■ Stated exercise ■
Print the listing that follows, character for character.

■ Data shown ■
-- begin --

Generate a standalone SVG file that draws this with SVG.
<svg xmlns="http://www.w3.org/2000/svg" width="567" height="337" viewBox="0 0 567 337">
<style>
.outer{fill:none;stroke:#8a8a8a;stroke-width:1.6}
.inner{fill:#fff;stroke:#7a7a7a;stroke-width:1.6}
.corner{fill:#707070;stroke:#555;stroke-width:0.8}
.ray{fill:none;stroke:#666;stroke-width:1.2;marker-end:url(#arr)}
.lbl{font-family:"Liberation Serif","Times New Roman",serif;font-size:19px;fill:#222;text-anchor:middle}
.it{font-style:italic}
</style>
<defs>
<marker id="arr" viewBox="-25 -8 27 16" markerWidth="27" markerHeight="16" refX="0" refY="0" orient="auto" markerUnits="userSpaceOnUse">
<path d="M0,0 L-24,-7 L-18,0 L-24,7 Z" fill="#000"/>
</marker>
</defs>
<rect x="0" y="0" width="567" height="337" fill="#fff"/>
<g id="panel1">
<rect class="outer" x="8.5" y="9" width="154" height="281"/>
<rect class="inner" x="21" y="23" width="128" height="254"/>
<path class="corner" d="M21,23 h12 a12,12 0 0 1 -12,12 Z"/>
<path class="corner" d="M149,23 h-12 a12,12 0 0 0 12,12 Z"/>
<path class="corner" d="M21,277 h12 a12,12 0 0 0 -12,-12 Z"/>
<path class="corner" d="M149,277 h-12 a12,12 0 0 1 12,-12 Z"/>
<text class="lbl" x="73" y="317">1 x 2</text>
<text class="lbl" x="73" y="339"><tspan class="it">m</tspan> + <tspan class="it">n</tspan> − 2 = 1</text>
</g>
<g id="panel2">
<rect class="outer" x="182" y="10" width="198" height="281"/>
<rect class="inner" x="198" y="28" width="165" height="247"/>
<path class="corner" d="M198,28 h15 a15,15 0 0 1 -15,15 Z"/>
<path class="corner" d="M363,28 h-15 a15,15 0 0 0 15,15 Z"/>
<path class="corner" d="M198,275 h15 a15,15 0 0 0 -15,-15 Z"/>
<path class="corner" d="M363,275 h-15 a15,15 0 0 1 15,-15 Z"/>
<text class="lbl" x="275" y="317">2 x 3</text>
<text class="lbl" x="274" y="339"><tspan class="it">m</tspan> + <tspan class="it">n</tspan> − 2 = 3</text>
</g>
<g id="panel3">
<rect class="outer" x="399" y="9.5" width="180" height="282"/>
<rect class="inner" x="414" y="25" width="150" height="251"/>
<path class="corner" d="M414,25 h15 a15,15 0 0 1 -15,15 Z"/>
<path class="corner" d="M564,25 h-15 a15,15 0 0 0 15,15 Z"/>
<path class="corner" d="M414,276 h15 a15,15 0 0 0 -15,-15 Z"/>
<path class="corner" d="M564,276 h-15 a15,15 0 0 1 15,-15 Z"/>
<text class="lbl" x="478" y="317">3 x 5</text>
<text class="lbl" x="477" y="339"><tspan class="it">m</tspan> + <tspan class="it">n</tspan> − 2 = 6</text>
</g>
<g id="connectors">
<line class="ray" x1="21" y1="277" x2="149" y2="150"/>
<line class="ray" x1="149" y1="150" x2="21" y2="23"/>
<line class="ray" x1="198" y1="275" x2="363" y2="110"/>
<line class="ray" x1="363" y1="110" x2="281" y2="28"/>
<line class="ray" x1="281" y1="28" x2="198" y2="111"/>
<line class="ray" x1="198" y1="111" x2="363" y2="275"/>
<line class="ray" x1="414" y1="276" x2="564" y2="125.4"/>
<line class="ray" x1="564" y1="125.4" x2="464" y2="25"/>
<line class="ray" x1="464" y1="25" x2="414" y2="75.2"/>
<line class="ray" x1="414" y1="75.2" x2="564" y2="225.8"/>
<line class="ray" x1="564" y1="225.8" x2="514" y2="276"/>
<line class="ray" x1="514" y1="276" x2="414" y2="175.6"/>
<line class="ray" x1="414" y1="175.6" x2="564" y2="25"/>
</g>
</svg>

-- end --

■ Complete answer ■
Generate a standalone SVG file that draws this with SVG.
<svg xmlns="http://www.w3.org/2000/svg" width="567" height="337" viewBox="0 0 567 337">
<style>
.outer{fill:none;stroke:#8a8a8a;stroke-width:1.6}
.inner{fill:#fff;stroke:#7a7a7a;stroke-width:1.6}
.corner{fill:#707070;stroke:#555;stroke-width:0.8}
.ray{fill:none;stroke:#666;stroke-width:1.2;marker-end:url(#arr)}
.lbl{font-family:"Liberation Serif","Times New Roman",serif;font-size:19px;fill:#222;text-anchor:middle}
.it{font-style:italic}
</style>
<defs>
<marker id="arr" viewBox="-25 -8 27 16" markerWidth="27" markerHeight="16" refX="0" refY="0" orient="auto" markerUnits="userSpaceOnUse">
<path d="M0,0 L-24,-7 L-18,0 L-24,7 Z" fill="#000"/>
</marker>
</defs>
<rect x="0" y="0" width="567" height="337" fill="#fff"/>
<g id="panel1">
<rect class="outer" x="8.5" y="9" width="154" height="281"/>
<rect class="inner" x="21" y="23" width="128" height="254"/>
<path class="corner" d="M21,23 h12 a12,12 0 0 1 -12,12 Z"/>
<path class="corner" d="M149,23 h-12 a12,12 0 0 0 12,12 Z"/>
<path class="corner" d="M21,277 h12 a12,12 0 0 0 -12,-12 Z"/>
<path class="corner" d="M149,277 h-12 a12,12 0 0 1 12,-12 Z"/>
<text class="lbl" x="73" y="317">1 x 2</text>
<text class="lbl" x="73" y="339"><tspan class="it">m</tspan> + <tspan class="it">n</tspan> − 2 = 1</text>
</g>
<g id="panel2">
<rect class="outer" x="182" y="10" width="198" height="281"/>
<rect class="inner" x="198" y="28" width="165" height="247"/>
<path class="corner" d="M198,28 h15 a15,15 0 0 1 -15,15 Z"/>
<path class="corner" d="M363,28 h-15 a15,15 0 0 0 15,15 Z"/>
<path class="corner" d="M198,275 h15 a15,15 0 0 0 -15,-15 Z"/>
<path class="corner" d="M363,275 h-15 a15,15 0 0 1 15,-15 Z"/>
<text class="lbl" x="275" y="317">2 x 3</text>
<text class="lbl" x="274" y="339"><tspan class="it">m</tspan> + <tspan class="it">n</tspan> − 2 = 3</text>
</g>
<g id="panel3">
<rect class="outer" x="399" y="9.5" width="180" height="282"/>
<rect class="inner" x="414" y="25" width="150" height="251"/>
<path class="corner" d="M414,25 h15 a15,15 0 0 1 -15,15 Z"/>
<path class="corner" d="M564,25 h-15 a15,15 0 0 0 15,15 Z"/>
<path class="corner" d="M414,276 h15 a15,15 0 0 0 -15,-15 Z"/>
<path class="corner" d="M564,276 h-15 a15,15 0 0 1 15,-15 Z"/>
<text class="lbl" x="478" y="317">3 x 5</text>
<text class="lbl" x="477" y="339"><tspan class="it">m</tspan> + <tspan class="it">n</tspan> − 2 = 6</text>
</g>
<g id="connectors">
<line class="ray" x1="21" y1="277" x2="149" y2="150"/>
<line class="ray" x1="149" y1="150" x2="21" y2="23"/>
<line class="ray" x1="198" y1="275" x2="363" y2="110"/>
<line class="ray" x1="363" y1="110" x2="281" y2="28"/>
<line class="ray" x1="281" y1="28" x2="198" y2="111"/>
<line class="ray" x1="198" y1="111" x2="363" y2="275"/>
<line class="ray" x1="414" y1="276" x2="564" y2="125.4"/>
<line class="ray" x1="564" y1="125.4" x2="464" y2="25"/>
<line class="ray" x1="464" y1="25" x2="414" y2="75.2"/>
<line class="ray" x1="414" y1="75.2" x2="564" y2="225.8"/>
<line class="ray" x1="564" y1="225.8" x2="514" y2="276"/>
<line class="ray" x1="514" y1="276" x2="414" y2="175.6"/>
<line class="ray" x1="414" y1="175.6" x2="564" y2="25"/>
</g>
</svg>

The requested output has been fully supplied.